The CDJ also got rid of the sync button common on other controllers to encourage DJs to learn how to do this manually like their vinyl ancestors.
Displaying each track’s waveform individually on each CDJ rather than parallel as on other software also promotes DJs to beatmatch by ear rather than through beatgrids and automatic features provided by mixing software.
So, the CDJ has become a universal standard in clubs and venues across the world as it creates the perfect balance between the advantages of digital software while upholding the traditional skill of the DJ through the design choices of its physical hardware.
Pioneer’s CDJ has a special place in the global history of dance music, they paved the way for the move from vinyl to digital.

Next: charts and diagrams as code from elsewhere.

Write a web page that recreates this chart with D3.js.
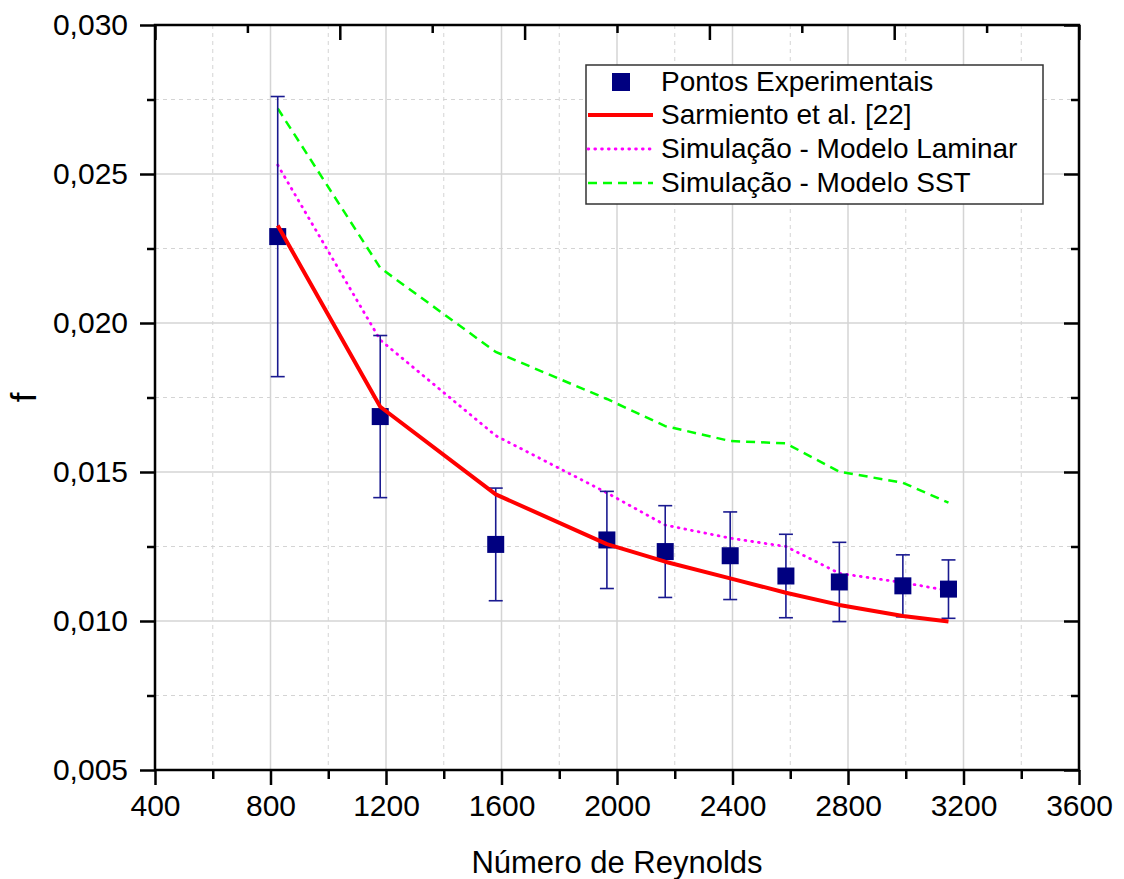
<!DOCTYPE html>
<html>
<head>
<meta charset="utf-8">
<script src="https://cdn.jsdelivr.net/npm/d3@7"></script>
<style>
  html, body { margin: 0; padding: 0; background: #fff; }
  svg { display: block; font-family: "Liberation Sans", Arial, sans-serif; }
</style>
</head>
<body>
<svg id="chart" width="1124" height="879"></svg>
<script>
// Reynolds numbers of the measured / simulated cases
const reynolds = [825, 1180, 1580, 1965, 2167, 2392, 2585, 2770, 2990, 3148];
// Experimental friction factor and its uncertainty
const fExperimental = [0.0229, 0.01686, 0.01257, 0.01272, 0.01233, 0.01219, 0.01151, 0.01131, 0.01118, 0.01107];
const fError = [0.0047, 0.00272, 0.00189, 0.00163, 0.00154, 0.00147, 0.0014, 0.00133, 0.00104, 0.00098];
// Correlation and simulation results
const fSarmiento = [0.02327, 0.01719, 0.01425, 0.01258, 0.01199, 0.01143, 0.01095, 0.01054, 0.01017, 0.00998];
const fLaminar = [0.0253, 0.01943, 0.01622, 0.01430, 0.01322, 0.01278, 0.0125, 0.0116, 0.01129, 0.01102];
const fSST = [0.0272, 0.02185, 0.01903, 0.01745, 0.01654, 0.01604, 0.01596, 0.01501, 0.01464, 0.01397];

const xMajorTicks = [400, 800, 1200, 1600, 2000, 2400, 2800, 3200, 3600];
const xMinorTicks = [600, 1000, 1400, 1800, 2200, 2600, 3000, 3400];
const xTopMajorTicks = [400, 1040, 1680, 2320, 2960, 3600];
const xTopMinorTicks = [720, 1360, 2000, 2640, 3280];
const yMajorTicks = [0.005, 0.010, 0.015, 0.020, 0.025, 0.030];
const yMinorTicks = [0.0075, 0.0125, 0.0175, 0.0225, 0.0275];

const legendLabels = ["Pontos Experimentais", "Sarmiento et al. [22]", "Simulação - Modelo Laminar", "Simulação - Modelo SST"];

const svg = d3.select("#chart");
const margin = { left: 155, top: 25, right: 45, bottom: 109 };
const W = 1124 - margin.left - margin.right;
const H = 879 - margin.top - margin.bottom;

const x = d3.scaleLinear().domain([400, 3600]).range([0, W]);
const y = d3.scaleLinear().domain([0.005, 0.030]).range([H, 0]);

const g = svg.append("g").attr("transform", `translate(${margin.left},${margin.top})`);

const fmtY = v => d3.format(".3f")(v).replace(".", ",");

// grid
const grid = g.append("g").attr("class", "grid");
grid.selectAll(".vmin").data(xMinorTicks).join("line")
  .attr("x1", d => x(d)).attr("x2", d => x(d)).attr("y1", 0).attr("y2", H)
  .attr("stroke", "#d4d4d4").attr("stroke-width", 1).attr("stroke-dasharray", "4,4");
grid.selectAll(".hmin").data(yMinorTicks).join("line")
  .attr("y1", d => y(d)).attr("y2", d => y(d)).attr("x1", 0).attr("x2", W)
  .attr("stroke", "#d4d4d4").attr("stroke-width", 1).attr("stroke-dasharray", "4,4");
grid.selectAll(".vmaj").data(xMajorTicks.slice(1, -1)).join("line")
  .attr("x1", d => x(d)).attr("x2", d => x(d)).attr("y1", 0).attr("y2", H)
  .attr("stroke", "#d4d4d4").attr("stroke-width", 1.5);
grid.selectAll(".hmaj").data(yMajorTicks.slice(1, -1)).join("line")
  .attr("y1", d => y(d)).attr("y2", d => y(d)).attr("x1", 0).attr("x2", W)
  .attr("stroke", "#d4d4d4").attr("stroke-width", 1.5);

// axes
function styleAxis(sel) {
  sel.select(".domain").remove();
  sel.selectAll(".tick line").attr("stroke", "#000").attr("stroke-width", 2.5);
}
const tickFont = 30;

const bottom = g.append("g").attr("transform", `translate(0,${H})`)
  .call(d3.axisBottom(x).tickValues(xMajorTicks).tickSize(15).tickPadding(10).tickFormat(d3.format("d")));
styleAxis(bottom);
bottom.selectAll("text").attr("font-size", tickFont).attr("fill", "#000").attr("font-family", "Liberation Sans, Arial, sans-serif");
g.append("g").attr("transform", `translate(0,${H})`)
  .call(d3.axisBottom(x).tickValues(xMinorTicks).tickSize(9).tickFormat(""))
  .call(styleAxis);

g.append("g").call(d3.axisTop(x).tickValues(xTopMajorTicks).tickSize(-15).tickFormat("")).call(styleAxis);
g.append("g").call(d3.axisTop(x).tickValues(xTopMinorTicks).tickSize(-8).tickFormat("")).call(styleAxis);

const left = g.append("g")
  .call(d3.axisLeft(y).tickValues(yMajorTicks).tickSize(15).tickPadding(12).tickFormat(fmtY));
styleAxis(left);
left.selectAll("text").attr("font-size", tickFont).attr("fill", "#000").attr("font-family", "Liberation Sans, Arial, sans-serif");
g.append("g").call(d3.axisLeft(y).tickValues(yMinorTicks).tickSize(8).tickFormat("")).call(styleAxis);

g.append("g").attr("transform", `translate(${W},0)`)
  .call(d3.axisRight(y).tickValues(yMajorTicks).tickSize(-15).tickFormat("")).call(styleAxis);
g.append("g").attr("transform", `translate(${W},0)`)
  .call(d3.axisRight(y).tickValues(yMinorTicks).tickSize(-8).tickFormat("")).call(styleAxis);

// frame
g.append("rect").attr("x", 0).attr("y", 0).attr("width", W).attr("height", H)
  .attr("fill", "none").attr("stroke", "#000").attr("stroke-width", 2.5);

// series lines
const idx = d3.range(reynolds.length);
const lineOf = arr => d3.line().x(i => x(reynolds[i])).y(i => y(arr[i]));

g.append("path").datum(idx).attr("d", lineOf(fSST))
  .attr("fill", "none").attr("stroke", "#00ff00").attr("stroke-width", 2.5).attr("stroke-dasharray", "9,6");
g.append("path").datum(idx).attr("d", lineOf(fLaminar))
  .attr("fill", "none").attr("stroke", "#ff00ff").attr("stroke-width", 2.8)
  .attr("stroke-linecap", "round").attr("stroke-dasharray", "0.8,6");

// error bars
const eb = g.append("g").attr("stroke", "#1a1a90").attr("stroke-width", 1.6);
eb.selectAll(".v").data(idx).join("line")
  .attr("x1", i => x(reynolds[i])).attr("x2", i => x(reynolds[i]))
  .attr("y1", i => y(fExperimental[i] + fError[i])).attr("y2", i => y(fExperimental[i] - fError[i]));
[1, -1].forEach(s => {
  eb.selectAll(".c" + s).data(idx).join("line")
    .attr("x1", i => x(reynolds[i]) - 7).attr("x2", i => x(reynolds[i]) + 7)
    .attr("y1", i => y(fExperimental[i] + s * fError[i])).attr("y2", i => y(fExperimental[i] + s * fError[i]));
});

// experimental points
const sq = 17;
g.selectAll(".pt").data(idx).join("rect")
  .attr("x", i => x(reynolds[i]) - sq / 2).attr("y", i => y(fExperimental[i]) - sq / 2)
  .attr("width", sq).attr("height", sq).attr("fill", "#000080");

// correlation drawn on top
g.append("path").datum(idx).attr("d", lineOf(fSarmiento))
  .attr("fill", "none").attr("stroke", "#ff0000").attr("stroke-width", 4).attr("stroke-linejoin", "round");

// axis titles
svg.append("text").attr("x", margin.left + W / 2).attr("y", 873)
  .attr("text-anchor", "middle").attr("font-size", 31).attr("fill", "#000").text("Número de Reynolds");
svg.append("text").attr("transform", `translate(36,${margin.top + H / 2}) rotate(-90)`)
  .attr("text-anchor", "middle").attr("font-size", 35).attr("fill", "#000").text("f");

// legend
const lg = svg.append("g").attr("transform", "translate(586,65)");
lg.append("rect").attr("x", 0).attr("y", 0).attr("width", 457).attr("height", 139)
  .attr("fill", "#fff").attr("stroke", "#333").attr("stroke-width", 1.5);
const rowY = [17, 50, 84, 118];
const styles = [
  null,
  { stroke: "#ff0000", width: 4, dash: null, cap: "butt" },
  { stroke: "#ff00ff", width: 2.8, dash: "0.8,6", cap: "round" },
  { stroke: "#00ff00", width: 2.5, dash: "9,6", cap: "butt" }
];
legendLabels.forEach((label, i) => {
  if (i === 0) {
    lg.append("rect").attr("x", 35 - 9).attr("y", rowY[i] - 9).attr("width", 18).attr("height", 18).attr("fill", "#000080");
  } else {
    lg.append("line").attr("x1", 2).attr("x2", 67).attr("y1", rowY[i]).attr("y2", rowY[i])
      .attr("stroke", styles[i].stroke).attr("stroke-width", styles[i].width)
      .attr("stroke-linecap", styles[i].cap).attr("stroke-dasharray", styles[i].dash);
  }
  lg.append("text").attr("x", 75).attr("y", rowY[i] + 9).attr("font-size", 28).attr("fill", "#000").text(label);
});
</script>
</body>
</html>
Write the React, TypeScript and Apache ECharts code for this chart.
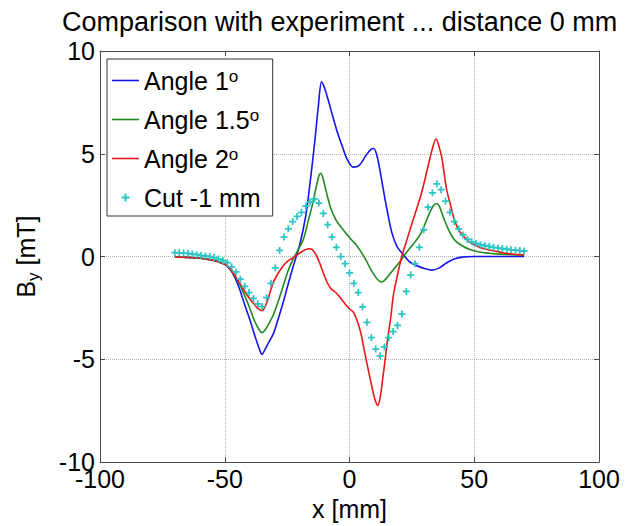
import React, { useEffect, useRef } from "react";
import * as echarts from "echarts";

const FONT = "'Liberation Sans', Arial, sans-serif";

const xTicks = [-100, -50, 0, 50, 100];
const yTicks = [-10, -5, 0, 5, 10];

// Angle 1°
const angle1X = [-70, -65, -60, -55, -50, -48, -46, -44, -42, -40, -38.5, -37, -35.5, -35, -34, -32.5, -30.5, -28.5, -26.5, -24.5, -22.5, -20, -17.5, -15.5, -14, -12.5, -11.2, -10, -8.5, -7, -5, -3, -1, 1.5, 4, 6.5, 8.5, 9.8, 11, 12.2, 13.5, 15, 17, 19, 21.5, 24, 27, 30, 33, 36, 39, 42, 45, 50, 55, 60, 65, 70];
const angle1Y = [-0.02, -0.04, -0.08, -0.17, -0.38, -0.6, -1.0, -1.6, -2.35, -3.05, -3.63, -4.2, -4.7, -4.76, -4.55, -4.2, -3.75, -3.0, -2.2, -1.3, -0.45, 0.55, 2.0, 3.9, 5.5, 7.3, 8.5, 8.2, 7.6, 6.95, 6.1, 5.4, 4.75, 4.35, 4.45, 4.9, 5.2, 5.26, 4.9, 4.2, 3.3, 2.3, 1.15, 0.5, 0.1, -0.25, -0.45, -0.58, -0.66, -0.55, -0.3, -0.12, -0.03, 0, 0, 0, 0, 0];

// Angle 1.5°
const angle15X = [-70, -65, -60, -55, -50, -48, -46, -44, -42, -40, -38.5, -37, -35.5, -35, -34, -32.5, -30.5, -28.5, -26.5, -24.5, -22.5, -20.5, -18.5, -16.5, -15, -13.5, -12.2, -11.5, -10.5, -9, -7.5, -5.5, -3.5, -1.5, 0.5, 2.5, 4.5, 6.5, 8.5, 10.5, 12, 13, 14.5, 16.5, 18.5, 20.5, 22.5, 24.5, 26.5, 28.5, 30.5, 32, 33.5, 34.8, 36, 37.5, 39, 41, 43, 45.5, 48, 52, 56, 60, 65, 70];
const angle15Y = [-0.02, -0.04, -0.08, -0.17, -0.38, -0.55, -0.9, -1.35, -1.9, -2.5, -3.0, -3.4, -3.68, -3.7, -3.6, -3.3, -2.83, -2.15, -1.4, -0.65, -0.1, 0.35, 0.83, 1.75, 2.45, 3.3, 3.95, 4.05, 3.75, 3.0, 2.35, 1.8, 1.45, 1.15, 0.85, 0.6, 0.25, -0.15, -0.62, -1.0, -1.2, -1.24, -1.1, -0.8, -0.5, -0.2, 0.15, 0.45, 0.75, 1.1, 1.65, 2.1, 2.45, 2.58, 2.45, 1.95, 1.5, 1.0, 0.7, 0.5, 0.35, 0.22, 0.16, 0.12, 0.09, 0.08];

// Angle 2°
const angle2X = [-70, -65, -60, -56, -52, -49, -46.5, -44, -42, -40, -38, -36.5, -35, -33.5, -32, -30.5, -28.5, -26.5, -24.5, -22.5, -20.5, -18.5, -16.5, -15, -13.5, -12, -10.5, -9, -7.5, -6, -4.5, -3, -1.5, 0, 1.5, 3, 4.5, 6, 7.5, 9, 10.2, 11.3, 12.3, 13.3, 14.3, 15, 16.5, 17.6, 19.5, 21, 23, 25, 27, 29, 31, 33, 34.7, 36, 37, 38, 39, 40.5, 41.7, 43.5, 45.7, 48, 51, 54, 58, 62, 66, 70];
const angle2Y = [-0.02, -0.04, -0.07, -0.15, -0.28, -0.45, -0.84, -1.3, -1.7, -2.05, -2.35, -2.55, -2.64, -2.35, -1.8, -1.24, -0.8, -0.44, -0.2, -0.05, 0.12, 0.28, 0.38, 0.35, 0.1, -0.3, -0.8, -1.25, -1.55, -1.7, -1.88, -2.1, -2.35, -2.55, -2.7, -3.1, -3.7, -4.6, -5.5, -6.35, -6.95, -7.24, -6.85, -5.95, -5.0, -4.27, -3.0, -1.88, -0.75, 0.03, 0.8, 1.6, 2.35, 3.15, 4.15, 5.15, 5.73, 5.3, 4.81, 4.0, 3.22, 2.5, 1.94, 1.35, 0.99, 0.72, 0.51, 0.38, 0.27, 0.17, 0.11, 0.07];

// Cut -1 mm (measured)
const cutX = [-70, -68.25, -66.5, -64.75, -63, -61.25, -59.5, -57.75, -56, -54.25, -52.5, -50.75, -49, -47.25, -45.5, -43.75, -42, -40.25, -38.5, -36.75, -35, -33.25, -31.5, -29.75, -28, -26.25, -24.5, -22.75, -21, -19.25, -17.5, -15.75, -14, -12.25, -10.5, -8.75, -7, -5.25, -3.5, -1.75, 0, 1.75, 3.5, 5.25, 7, 8.75, 10.5, 12.25, 14, 15.75, 17.5, 19.25, 21, 22.75, 24.5, 26.25, 28, 29.75, 31.5, 33.25, 35, 36.75, 38.5, 40.25, 42, 43.75, 45.5, 47.25, 49, 50.75, 52.5, 54.25, 56, 57.75, 59.5, 61.25, 63, 64.75, 66.5, 68.25, 70];
const cutY = [0.19, 0.18, 0.17, 0.15, 0.12, 0.09, 0.06, 0.03, 0.0, -0.05, -0.12, -0.2, -0.3, -0.5, -0.75, -1.1, -1.45, -1.75, -2.04, -2.3, -2.44, -2.0, -1.3, -0.55, 0.3, 0.95, 1.35, 1.7, 1.95, 2.15, 2.45, 2.65, 2.8, 2.6, 2.1, 1.55, 0.95, 0.45, 0.0, -0.35, -0.8, -1.3, -1.75, -2.45, -3.2, -3.95, -4.5, -4.83, -4.4, -3.95, -3.65, -3.35, -2.8, -1.7, -0.9, -0.35, 0.45, 1.3, 2.4, 3.1, 3.54, 3.25, 2.7, 2.15, 1.7, 1.35, 1.05, 0.83, 0.72, 0.64, 0.58, 0.53, 0.49, 0.45, 0.42, 0.39, 0.36, 0.33, 0.31, 0.29, 0.27];

const names = ["Angle 1°", "Angle 1.5°", "Angle 2°", "Cut -1 mm"];
const colors = ["#1414f0", "#208a20", "#e81818", "#2cc4c4"];

const pair = (xs: number[], ys: number[]) => xs.map((x, i) => [x, ys[i]]);

const PLUS = "path://M3,0H5V3H8V5H5V8H3V5H0V3H3Z";
const BAR = "path://M0,0H27V1.6H0Z";

export default function App() {
  const ref = useRef<HTMLDivElement>(null);
  useEffect(() => {
    if (!ref.current) return;
    const chart = echarts.init(ref.current, undefined, { renderer: "svg" });
    const axisColor = "#4a4a4a";
    const lineSeries = (i: number, xs: number[], ys: number[]) => ({
      name: names[i],
      type: "line",
      data: pair(xs, ys),
      smooth: 0.3,
      symbol: "none",
      lineStyle: { color: colors[i], width: 1.6 },
      itemStyle: { color: colors[i] },
      z: 3 + i,
    });
    const axisLine = { show: true, onZero: false, lineStyle: { color: axisColor, width: 1 } };
    const axisTick = { show: true, inside: true, length: 5, lineStyle: { color: axisColor } };
    chart.setOption({
      animation: false,
      textStyle: { fontFamily: FONT },
      title: {
        text: "Comparison with experiment ... distance 0 mm",
        left: 62,
        top: 8,
        padding: 0,
        textStyle: { fontSize: 27, fontWeight: "normal", color: "#000", fontFamily: FONT },
      },
      grid: { left: 100, right: 26, top: 51, bottom: 56, containLabel: false },
      legend: {
        orient: "vertical",
        left: 107,
        top: 59,
        padding: [9, 12, 6, 5],
        itemGap: 14,
        itemWidth: 27,
        itemHeight: 8,
        borderColor: "#333",
        borderWidth: 1,
        backgroundColor: "#fff",
        data: [
          { name: names[0], icon: BAR },
          { name: names[1], icon: BAR },
          { name: names[2], icon: BAR },
          { name: names[3], icon: PLUS },
        ],
        formatter: (n: string) => n.replace("°", "{sup|o}"),
        textStyle: {
          fontSize: 25,
          color: "#000",
          fontFamily: FONT,
          rich: { sup: { fontSize: 17, verticalAlign: "top", fontFamily: FONT, color: "#000" } },
        },
      },
      xAxis: [
        {
          type: "value",
          min: xTicks[0],
          max: xTicks[xTicks.length - 1],
          interval: 50,
          position: "bottom",
          name: "x [mm]",
          nameLocation: "middle",
          nameGap: 29,
          nameTextStyle: { fontSize: 25, color: "#000", fontFamily: FONT },
          axisLine,
          axisTick,
          axisLabel: { fontSize: 25, color: "#000", margin: 4, fontFamily: FONT },
          splitLine: { show: true, lineStyle: { type: "dotted", color: "#b4b4b4", width: 1 } },
        },
        {
          type: "value",
          min: xTicks[0],
          max: xTicks[xTicks.length - 1],
          interval: 50,
          position: "top",
          axisLine,
          axisTick,
          axisLabel: { show: false },
          splitLine: { show: false },
        },
      ],
      yAxis: [
        {
          type: "value",
          min: yTicks[0],
          max: yTicks[yTicks.length - 1],
          interval: 5,
          position: "left",
          name: "{b|B}{s|y}{b| [mT]}",
          nameLocation: "middle",
          nameRotate: 90,
          nameGap: 58,
          nameTextStyle: {
            color: "#000",
            fontFamily: FONT,
            rich: {
              b: { fontSize: 25, fontFamily: FONT, color: "#000" },
              s: { fontSize: 17, fontFamily: FONT, color: "#000", verticalAlign: "bottom", padding: [16, 0, 0, 0] },
            },
          },
          axisLine,
          axisTick,
          axisLabel: { fontSize: 25, color: "#000", margin: 5, fontFamily: FONT },
          splitLine: { show: true, lineStyle: { type: "dotted", color: "#b4b4b4", width: 1 } },
        },
        {
          type: "value",
          min: yTicks[0],
          max: yTicks[yTicks.length - 1],
          interval: 5,
          position: "right",
          axisLine,
          axisTick,
          axisLabel: { show: false },
          splitLine: { show: false },
        },
      ],
      series: [
        lineSeries(0, angle1X, angle1Y),
        lineSeries(1, angle15X, angle15Y),
        lineSeries(2, angle2X, angle2Y),
        {
          name: names[3],
          type: "scatter",
          data: pair(cutX, cutY),
          symbol: PLUS,
          symbolSize: 7,
          itemStyle: { color: colors[3], opacity: 1 },
          z: 7,
        },
      ],
    });
    return () => chart.dispose();
  }, []);
  return (
    <div
      ref={ref}
      style={{ position: "fixed", left: 0, top: 0, width: 625, height: 526, background: "#fff" }}
    />
  );
}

Across the world, clubs and venues consider CDJs the gold standard when it comes to mixing and expect their DJs to be able to plug straight into their equipment and rock the house.
If you want to start building up towards using CDJs then consider the Pioneer DDJ-400s which are made to train the beginner DJ on similar hardware to the CDJs.
However, it’s important to recognize that hardware isn’t always the most important thing; a good DJ should be able to perform equally well on the worst controllers as well as the best.
It’s not about the hardware, it’s about what you do with it. This is the issue vinyl traditionalists have with modern hardware is that it cuts corners and creates dependence on hardware features rather than natural skill.
Ultimately, it shouldn’t matter if you have the best hardware or the worst, the skill and practice of the DJ should shine through.